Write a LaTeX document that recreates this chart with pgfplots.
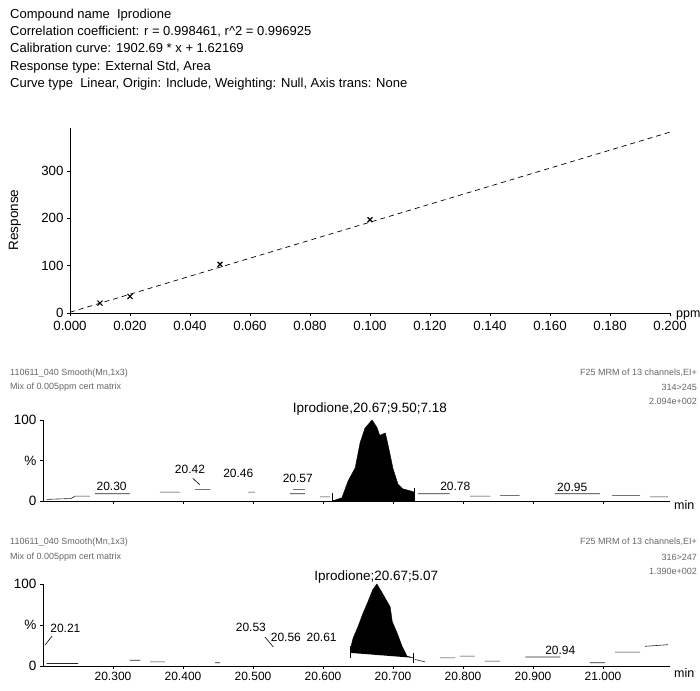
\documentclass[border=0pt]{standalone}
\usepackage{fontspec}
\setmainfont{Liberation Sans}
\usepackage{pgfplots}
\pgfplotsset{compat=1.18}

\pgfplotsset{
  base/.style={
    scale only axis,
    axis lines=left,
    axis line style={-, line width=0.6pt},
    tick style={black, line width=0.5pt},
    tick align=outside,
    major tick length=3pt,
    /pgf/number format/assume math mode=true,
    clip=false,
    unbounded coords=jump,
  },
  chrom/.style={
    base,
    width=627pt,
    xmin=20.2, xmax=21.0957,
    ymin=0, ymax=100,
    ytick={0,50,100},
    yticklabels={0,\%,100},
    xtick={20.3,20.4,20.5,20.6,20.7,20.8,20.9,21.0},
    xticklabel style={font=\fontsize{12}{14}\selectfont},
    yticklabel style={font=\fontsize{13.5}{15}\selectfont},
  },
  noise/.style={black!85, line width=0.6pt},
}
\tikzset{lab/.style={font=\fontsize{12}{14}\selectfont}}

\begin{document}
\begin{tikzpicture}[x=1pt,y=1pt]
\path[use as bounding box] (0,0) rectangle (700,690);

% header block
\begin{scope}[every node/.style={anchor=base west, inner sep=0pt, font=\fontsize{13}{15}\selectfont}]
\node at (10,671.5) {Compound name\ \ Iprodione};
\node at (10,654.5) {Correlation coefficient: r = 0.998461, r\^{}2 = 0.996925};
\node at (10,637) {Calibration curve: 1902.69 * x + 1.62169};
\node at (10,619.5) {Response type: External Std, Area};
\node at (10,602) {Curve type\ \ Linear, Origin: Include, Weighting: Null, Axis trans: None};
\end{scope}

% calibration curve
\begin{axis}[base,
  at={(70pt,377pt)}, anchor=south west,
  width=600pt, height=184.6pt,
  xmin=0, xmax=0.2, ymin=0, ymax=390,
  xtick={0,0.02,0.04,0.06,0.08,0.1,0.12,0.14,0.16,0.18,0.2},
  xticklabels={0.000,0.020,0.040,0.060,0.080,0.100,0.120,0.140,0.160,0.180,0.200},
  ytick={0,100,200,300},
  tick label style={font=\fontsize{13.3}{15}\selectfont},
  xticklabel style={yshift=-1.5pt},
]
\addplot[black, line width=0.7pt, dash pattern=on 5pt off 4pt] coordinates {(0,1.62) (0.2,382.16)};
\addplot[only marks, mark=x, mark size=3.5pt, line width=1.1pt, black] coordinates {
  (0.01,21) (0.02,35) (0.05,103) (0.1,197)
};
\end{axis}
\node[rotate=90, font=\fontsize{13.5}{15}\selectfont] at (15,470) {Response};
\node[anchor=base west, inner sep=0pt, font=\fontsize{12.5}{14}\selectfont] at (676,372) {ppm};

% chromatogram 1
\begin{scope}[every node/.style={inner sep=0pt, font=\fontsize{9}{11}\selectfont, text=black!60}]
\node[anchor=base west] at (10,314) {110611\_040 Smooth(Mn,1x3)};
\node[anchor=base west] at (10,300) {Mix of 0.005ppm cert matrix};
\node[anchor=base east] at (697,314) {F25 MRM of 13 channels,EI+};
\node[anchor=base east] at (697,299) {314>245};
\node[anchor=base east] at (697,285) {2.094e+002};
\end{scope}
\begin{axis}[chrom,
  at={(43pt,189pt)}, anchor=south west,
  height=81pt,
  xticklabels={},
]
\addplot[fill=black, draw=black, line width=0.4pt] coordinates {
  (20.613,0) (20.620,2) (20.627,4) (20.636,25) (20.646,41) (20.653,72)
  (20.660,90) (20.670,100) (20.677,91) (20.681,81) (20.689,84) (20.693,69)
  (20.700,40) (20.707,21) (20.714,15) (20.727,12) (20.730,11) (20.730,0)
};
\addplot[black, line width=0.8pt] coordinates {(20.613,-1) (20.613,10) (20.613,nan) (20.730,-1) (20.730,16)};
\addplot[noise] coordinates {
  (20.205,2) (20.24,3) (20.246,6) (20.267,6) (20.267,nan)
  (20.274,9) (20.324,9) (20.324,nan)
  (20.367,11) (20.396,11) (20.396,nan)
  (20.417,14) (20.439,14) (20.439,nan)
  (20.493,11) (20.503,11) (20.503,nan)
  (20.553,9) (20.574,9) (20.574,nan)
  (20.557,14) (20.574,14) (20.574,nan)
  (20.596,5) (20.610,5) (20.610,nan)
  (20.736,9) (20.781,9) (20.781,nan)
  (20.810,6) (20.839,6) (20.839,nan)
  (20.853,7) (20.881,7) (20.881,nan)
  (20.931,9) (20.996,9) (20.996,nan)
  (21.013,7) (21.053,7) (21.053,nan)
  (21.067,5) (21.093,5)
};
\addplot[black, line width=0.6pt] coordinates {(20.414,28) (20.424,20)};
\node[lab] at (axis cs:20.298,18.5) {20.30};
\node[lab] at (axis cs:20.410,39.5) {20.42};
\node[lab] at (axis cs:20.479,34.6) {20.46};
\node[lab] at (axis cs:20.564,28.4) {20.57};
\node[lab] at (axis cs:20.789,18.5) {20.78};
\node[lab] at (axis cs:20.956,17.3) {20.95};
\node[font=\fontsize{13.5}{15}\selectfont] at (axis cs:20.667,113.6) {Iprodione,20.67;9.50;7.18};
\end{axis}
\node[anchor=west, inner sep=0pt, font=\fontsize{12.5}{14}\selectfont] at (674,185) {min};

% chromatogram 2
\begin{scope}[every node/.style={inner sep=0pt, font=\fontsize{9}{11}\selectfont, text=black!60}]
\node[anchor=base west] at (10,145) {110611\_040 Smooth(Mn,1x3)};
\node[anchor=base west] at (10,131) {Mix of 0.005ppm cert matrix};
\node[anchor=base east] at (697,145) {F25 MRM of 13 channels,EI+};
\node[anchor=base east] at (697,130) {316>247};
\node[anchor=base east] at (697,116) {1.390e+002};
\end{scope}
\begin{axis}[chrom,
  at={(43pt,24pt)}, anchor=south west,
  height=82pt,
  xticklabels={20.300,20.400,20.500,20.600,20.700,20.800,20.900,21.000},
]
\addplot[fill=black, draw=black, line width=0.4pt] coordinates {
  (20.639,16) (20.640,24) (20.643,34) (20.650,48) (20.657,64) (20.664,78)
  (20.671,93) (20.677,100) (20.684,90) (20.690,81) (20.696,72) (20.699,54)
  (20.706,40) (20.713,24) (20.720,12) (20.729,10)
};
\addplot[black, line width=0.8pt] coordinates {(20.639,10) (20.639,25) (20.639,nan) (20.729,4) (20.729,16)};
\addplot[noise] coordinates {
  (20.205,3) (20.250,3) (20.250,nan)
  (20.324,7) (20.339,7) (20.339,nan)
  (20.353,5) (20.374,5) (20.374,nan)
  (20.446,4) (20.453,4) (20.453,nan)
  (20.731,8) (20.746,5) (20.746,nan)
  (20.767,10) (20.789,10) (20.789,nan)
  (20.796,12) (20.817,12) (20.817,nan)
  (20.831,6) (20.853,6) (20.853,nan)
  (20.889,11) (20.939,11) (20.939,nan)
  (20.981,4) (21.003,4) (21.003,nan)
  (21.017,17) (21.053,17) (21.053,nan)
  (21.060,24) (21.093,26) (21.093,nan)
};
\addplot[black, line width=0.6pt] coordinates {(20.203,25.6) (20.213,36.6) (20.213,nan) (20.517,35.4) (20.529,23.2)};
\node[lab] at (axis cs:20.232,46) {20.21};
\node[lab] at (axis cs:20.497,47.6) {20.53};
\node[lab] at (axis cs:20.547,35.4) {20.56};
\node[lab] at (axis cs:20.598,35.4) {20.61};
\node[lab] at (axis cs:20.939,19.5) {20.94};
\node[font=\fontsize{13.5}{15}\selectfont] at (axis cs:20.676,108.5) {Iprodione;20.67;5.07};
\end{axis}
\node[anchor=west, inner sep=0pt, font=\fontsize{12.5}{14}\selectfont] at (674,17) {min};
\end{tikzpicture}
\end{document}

WHAT YOU WILL DO: From the first line above through the line containing "(0,0) rectangle (700,690);", copy everything exactly, without the pictures.

TASK SOLUTION:
Write a LaTeX document that recreates this chart with pgfplots.
\documentclass[border=0pt]{standalone}
\usepackage{fontspec}
\setmainfont{Liberation Sans}
\usepackage{pgfplots}
\pgfplotsset{compat=1.18}

\pgfplotsset{
  base/.style={
    scale only axis,
    axis lines=left,
    axis line style={-, line width=0.6pt},
    tick style={black, line width=0.5pt},
    tick align=outside,
    major tick length=3pt,
    /pgf/number format/assume math mode=true,
    clip=false,
    unbounded coords=jump,
  },
  chrom/.style={
    base,
    width=627pt,
    xmin=20.2, xmax=21.0957,
    ymin=0, ymax=100,
    ytick={0,50,100},
    yticklabels={0,\%,100},
    xtick={20.3,20.4,20.5,20.6,20.7,20.8,20.9,21.0},
    xticklabel style={font=\fontsize{12}{14}\selectfont},
    yticklabel style={font=\fontsize{13.5}{15}\selectfont},
  },
  noise/.style={black!85, line width=0.6pt},
}
\tikzset{lab/.style={font=\fontsize{12}{14}\selectfont}}

\begin{document}
\begin{tikzpicture}[x=1pt,y=1pt]
\path[use as bounding box] (0,0) rectangle (700,690);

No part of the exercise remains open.